Menu
Libération
Critique

Van der Meulen et Zarka, points de fuite et contrepoints

Réunies à Nogent-sur-Marne, les toiles du premier côtoient les sculptures du second. Deux démarches géométriques qui explorent les équilibres, en quête d’un même horizon.
Vue de l'exposition «Fables, Formes, Figures». (Photo Aurélien Mole)
publié le 8 avril 2018 à 17h06

Une expo à deux est un casse-tête pour le spectateur. Car dès lors que les deux artistes réunis, comme ici Raphaël Zarka et Emmanuel Van der Meulen, se sont choisis, se connaissent depuis leurs études aux Beaux-Arts de Paris, se sont retrouvés ensemble pensionnaires à la Villa Médicis en 2012-2013, on essaie nécessairement de saisir les deux à la fois, les œuvres de l'un à travers celles de l'autre et vice-versa. D'autant qu'aucune salle n'expose les unes sans les autres, et que toutes se présentent solidairement sous un seul titre, «Fables, Formes, Figures». Que Zarka soit sculpteur et Van der Meulen peintre complique un peu le jeu des comparaisons, mais pas autant que le secret qu'ils gardent. Pas d'entretien croisé, pas de conversation révélée, pas de pitch sinon celui, vague, promettant notamment que «les œuvres participent d'un certain usage de la géométrie et de la structure, et explorent les équilibres mis en jeu…». Ce genre de choses qui n'aident pas trop, même si ce n'est pas faux : les toiles de Van der Meulen se tiennent dans des formes géométriques (carrés, rectangles, bandes parallèles), tandis que Zarka entretient une relation plastique durable avec le rhombicuboctaèdre, un polyèdre convexe à faces carrées, triangulaires et octogonales (un casse-tête en soi) dont il compile les apparitions, ici ou là, dans d'anciens traités de géométrie, dans la vitrine d'un cabinet de mathématiques de la Sorbonne, ou encore sur le littoral.
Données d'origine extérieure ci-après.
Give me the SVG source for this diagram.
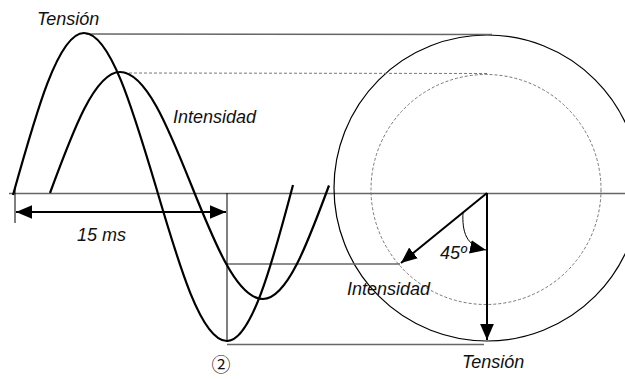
<svg xmlns="http://www.w3.org/2000/svg" width="625" height="379" viewBox="0 0 625 379">
<style>
.wave{fill:none;stroke:#000;stroke-width:2.2;stroke-linejoin:round}
.gray{stroke:#666;stroke-width:1.4;fill:none}
.thin{stroke:#000;stroke-width:1;fill:none}
.dash{stroke:#777;stroke-width:1;stroke-dasharray:3 2;fill:none}
.vec{stroke:#000;stroke-width:2;fill:none}
.lbl{font-family:"Liberation Sans",Arial,sans-serif;font-style:italic;font-size:18px;fill:#111}
</style>
<defs>
<marker id="ah" markerUnits="userSpaceOnUse" markerWidth="16" markerHeight="14" refX="14" refY="6" orient="auto-start-reverse" viewBox="0 0 14 12">
<path d="M0,0 L14,6 L0,12 z" fill="#000"/>
</marker>
</defs>
<rect width="625" height="379" fill="#fff"/>
<g id="axis">
<line class="gray" x1="9" y1="193.5" x2="625" y2="193.5"/>
</g>
<g id="phasor-circles">
<circle cx="487" cy="188" r="153" fill="none" stroke="#000" stroke-width="1.2"/>
<circle class="dash" cx="486" cy="189.5" r="115"/>
</g>
<g id="projections">
<line class="gray" x1="86" y1="34" x2="492" y2="34.5"/>
<line class="dash" x1="124" y1="73" x2="487" y2="73.5"/>
<line class="gray" x1="227" y1="264" x2="400" y2="264"/>
<line class="gray" x1="227" y1="344.5" x2="484" y2="344.5"/>
<line class="thin" x1="227" y1="193" x2="227" y2="342"/>
<line class="thin" x1="15" y1="188" x2="15" y2="223"/>
</g>
<g id="tension-wave">
<path class="wave" d="M13,195 C36.2,112 58.3,33 84,33 C110.1,33 132.5,108.2 156,187 C179.1,265.8 201.3,341 227,341 C250.9,341 271.5,266.6 293,185"/>
</g>
<g id="intensidad-wave">
<path class="wave" d="M50,193 C72.8,131 94.7,72 120,72 C145.9,72 168.2,127.4 191.5,185.5 C214.8,243.6 237.1,299 263,299 C286.9,299 307.5,243.6 329,185.5"/>
</g>
<g id="connectors">
<line class="vec" x1="16" y1="212" x2="226" y2="212" marker-start="url(#ah)" marker-end="url(#ah)"/>
<line class="vec" x1="487" y1="193" x2="487" y2="340" marker-end="url(#ah)"/>
<line class="vec" x1="487" y1="193" x2="401" y2="263" marker-end="url(#ah)"/>
<path class="thin" stroke-width="1.6" d="M463,212 C462,232 466,246 486,250" marker-end="url(#ah)"/>
</g>
<g id="labels">
<text class="lbl" x="37" y="25">Tensión</text>
<text class="lbl" x="173" y="123">Intensidad</text>
<text class="lbl" x="77" y="241">15 ms</text>
<text class="lbl" x="440" y="259">45º</text>
<text class="lbl" x="347" y="295">Intensidad</text>
<text class="lbl" x="462" y="368">Tensión</text>
<text x="221" y="372" text-anchor="middle" font-family="'Noto Sans CJK JP','DejaVu Sans',sans-serif" font-size="19" fill="#111">②</text>
</g>
</svg>
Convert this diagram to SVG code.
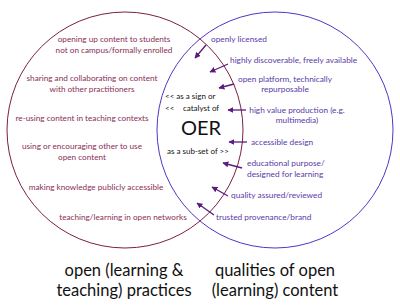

Ce qui implique que Zarka conçoit la géométrie comme une sorte de véhicule spatio-temporel qu'il va carrosser et cabosser à sa guise, en marbre, en bois, parfois en verre. C'est un art du travers et de la traversée, qui croise les peintures de Van der Meulen à la surface - une surface systématiquement diaphane ou comme couverte d'une buée épaisse. Les tableaux gris, vert d'eau ou brunâtres hésitent entre la transparence et l'obstacle. Les coups de pinceaux allant dans le même sens opposent à l'œil comme une palissade, que les teintes tendent pourtant à rendre poreuse, pénétrable, traversable. Si bien que, plutôt que de se croiser, les œuvres de chacun des deux artistes se longent et se contemplent comme des parallèles filant vers un horizon commun qui pourrait bien ressembler à «l'horizon fabuleux» tel que l'historien de la littérature Michel Collot l'entend quand il explique que tout paysage perçu se double d'un paysage imaginaire.